Lecture 33: Numerical Integration and the Convergence of the Trapezoidal Rule
Summary
New topic: numerical integration (numerical quadrature). Began by basic definition of the problem (in 1d) and differences from general ODE problems. Then gave trapezoidal quadrature rule, and simple argument why the error generally decreases with the square of the number of function evaluations.
Showed numerical experiment (see handout) demonstrating that sometimes the trapezoidal rule can do much better than this: it can even have exponential convergence with the number of points! To understand this at a deeper level, I analyze the problem using Fourier cosine series (see handout), and show that the error in the trapezoidal rule is directly related to the convergence rate of the Fourier series. Claimed that this convergence rate is related to the smoothness of the periodic extension of the function, and in fact an analytic periodic function has Fourier coefficients that vanish exponentially fast, and thus the trapezoidal rule converges exponentially in that case. Proved by integration by parts of the Fourier series. In fact, we find that only the odd-order derivatives at the endpoints need to be periodic to get accelerated convergence.
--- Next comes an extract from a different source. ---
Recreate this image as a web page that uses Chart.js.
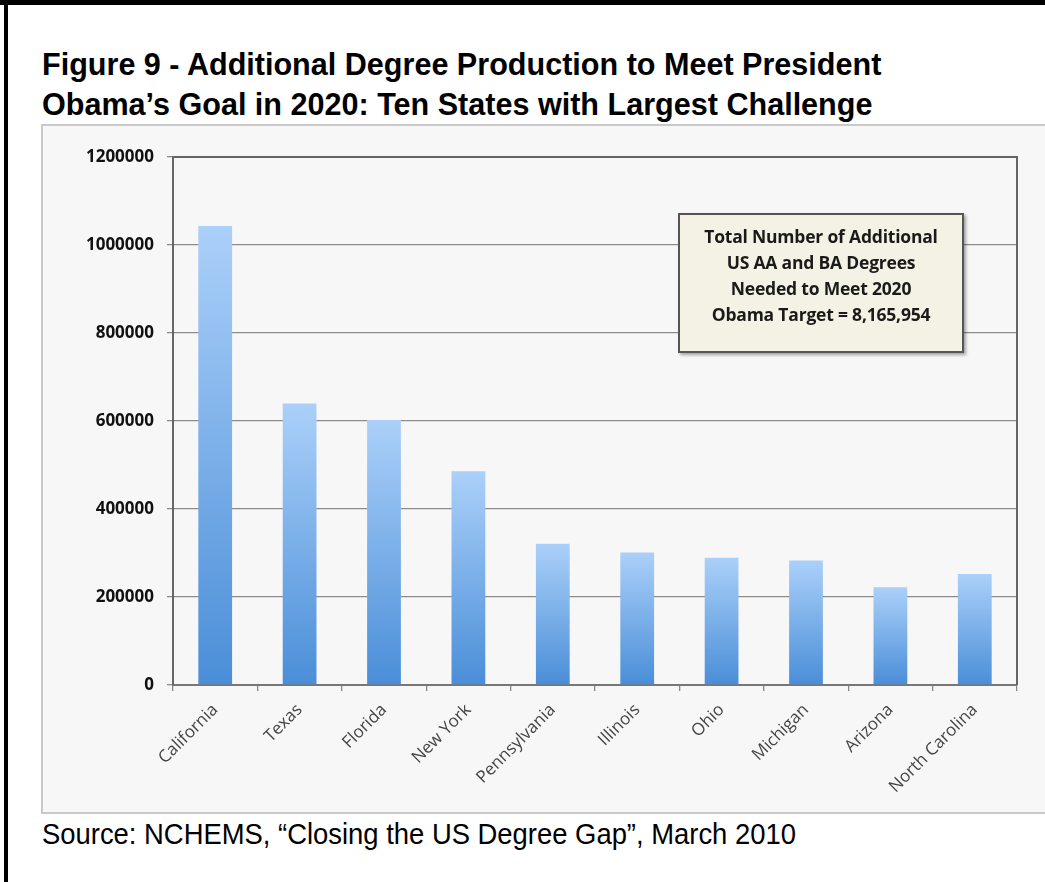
<!DOCTYPE html>
<html>
<head>
<meta charset="utf-8">
<script src="https://cdn.jsdelivr.net/npm/chart.js@4.4.1/dist/chart.umd.min.js"></script>
<style>
  html, body { margin: 0; padding: 0; background: #fff; overflow: hidden; }
  body { width: 1045px; height: 882px; position: relative; }
  .frame-top { position: absolute; left: 0; top: 0; width: 1045px; height: 5px; background: #000; }
  .frame-left { position: absolute; left: 4px; top: 0; width: 4px; height: 882px; background: #000; }
  .title {
    position: absolute; left: 42px; top: 44px; margin: 0; white-space: nowrap;
    font-family: "Liberation Sans Narrow", "Arial Narrow", "Liberation Sans", sans-serif;
    font-weight: bold; font-size: 32px; line-height: 40px; color: #000;
    transform: scaleX(0.955); transform-origin: left top;
  }
  .panel {
    position: absolute; left: 41px; top: 124px; width: 1020px; height: 690px;
    background: #f7f7f7; border: 2px solid #c9c9c9; box-sizing: border-box;
  }
  .chart-wrap { position: absolute; left: 42px; top: 125px; width: 1003px; height: 689px; }
  .note {
    position: absolute; left: 678px; top: 213px; width: 286px; height: 140px;
    box-sizing: border-box; background: #f4f2e4; border: 2px solid #555;
    box-shadow: 2px 2px 3px rgba(0,0,0,0.35);
    font-family: "Open Sans", sans-serif; font-weight: bold; font-size: 17.5px;
    line-height: 26px; text-align: center; color: #1a1a1a; padding-top: 8px;
    letter-spacing: -0.2px;
  }
  .source {
    position: absolute; left: 42px; top: 816px; margin: 0; white-space: nowrap;
    font-family: "Liberation Sans Narrow", "Arial Narrow", "Liberation Sans", sans-serif;
    font-size: 29px; line-height: 36px; color: #000;
    transform: scaleX(0.945); transform-origin: left top;
  }
</style>
</head>
<body>
<div class="frame-top"></div>
<div class="frame-left"></div>
<div class="title">Figure 9 - Additional Degree Production to Meet President<br>Obama’s Goal in 2020: Ten States with Largest Challenge</div>
<div class="panel"></div>
<div class="chart-wrap"><canvas id="chart"></canvas></div>
<div class="note">Total Number of Additional<br>US AA and BA Degrees<br>Needed to Meet 2020<br>Obama Target = 8,165,954</div>
<div class="source">Source: NCHEMS, “Closing the US Degree Gap”, March 2010</div>

<script>
// 各州需要新增的学位数
const states = ['California', 'Texas', 'Florida', 'New York', 'Pennsylvania',
  'Illinois', 'Ohio', 'Michigan', 'Arizona', 'North Carolina']
const additionalDegrees = [1043000, 640000, 602000, 486000, 321000,
  301000, 289000, 283000, 222000, 252000]
const yTicks = [0, 200000, 400000, 600000, 800000, 1000000, 1200000]

// 每根柱子自上而下的渐变
function barGradient(ctx) {
  const chart = ctx.chart
  const area = chart.chartArea
  if (!area) return '#7aaee8'
  const y = chart.scales.y
  const top = y.getPixelForValue(ctx.raw)
  const base = y.getPixelForValue(0)
  const g = chart.ctx.createLinearGradient(0, top, 0, base)
  g.addColorStop(0, '#abd0f9')
  g.addColorStop(1, '#4a8ed8')
  return g
}

// 绘图区上边和右边的框线
const plotFrame = {
  id: 'plotFrame',
  afterDatasetsDraw(chart) {
    const { ctx, chartArea: a } = chart
    ctx.save()
    ctx.strokeStyle = '#666'
    ctx.lineWidth = 2
    ctx.beginPath()
    ctx.moveTo(a.left, a.top)
    ctx.lineTo(a.right, a.top)
    ctx.lineTo(a.right, a.bottom)
    ctx.stroke()
    ctx.restore()
  }
}

new Chart(document.getElementById('chart'), {
  type: 'bar',
  data: {
    labels: states,
    datasets: [{
      data: additionalDegrees,
      backgroundColor: barGradient,
      borderWidth: 0,
      barPercentage: 0.4,
      categoryPercentage: 1
    }]
  },
  options: {
    responsive: true,
    maintainAspectRatio: false,
    animation: false,
    layout: { padding: { top: 32, right: 28, left: 0, bottom: 0 } },
    plugins: { legend: { display: false }, tooltip: { enabled: false } },
    scales: {
      x: {
        afterFit: s => { s.height = 129 },
        grid: { drawOnChartArea: false, drawTicks: true, tickLength: 6, color: '#888', lineWidth: 1.3 },
        border: { color: '#777', width: 2 },
        ticks: {
          minRotation: 45, maxRotation: 45, padding: 9, autoSkip: false,
          color: '#444',
          font: { family: 'Open Sans', size: 17 }
        }
      },
      y: {
        min: 0, max: 1200000,
        afterFit: s => { s.width = 131 },
        afterBuildTicks: s => { s.ticks = yTicks.map(v => ({ value: v })) },
        grid: { color: '#8c8c8c', lineWidth: 1.3, tickLength: 6 },
        border: { color: '#666', width: 2 },
        ticks: {
          padding: 13, color: '#111',
          font: { family: 'Open Sans', size: 17, weight: 'bold' },
          callback: v => String(v)
        }
      }
    }
  },
  plugins: [plotFrame]
})
</script>
</body>
</html>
- Lecture 33 handout 1: Numerical Integration and the Redemption of the Trapezoidal Rule (PDF)
- Lecture 33 handout 2: Fourier Cosine Series Examples (PDF)
Lecture 34: Clenshaw-Curtis Quadrature
Summary
Explained the idea of Clenshaw-Curtis quadrature as a change of variables + a cosine series to turn the integral of any function into the integral of periodic functions. This way, functions only need to be analytic on the interior of the integration interval in order to get exponential convergence.
Also explained (as in the handout) how to precompute the weights in terms of a discrete cosine transform, rather than cosine-transforming the function values every time one needs an integral, via a simple transposition trick.
Discussed the importance of nested quadrature rules for a posteriori error estimation and adaptive quadrature. Discussed p-adaptive vs. h-adaptive adaptive schemes.
Further Reading
- Trefethen, Lloyd N. Is Gauss Quadrature Better Than Clenshaw-Curtis?, SIAM Review 50 (1), 67–87 (2008).
- Gonnet, Pedro. A Review of Error Estimation in Adaptive Quadrature, ACM Computing Surveys 44, article 22 (2012).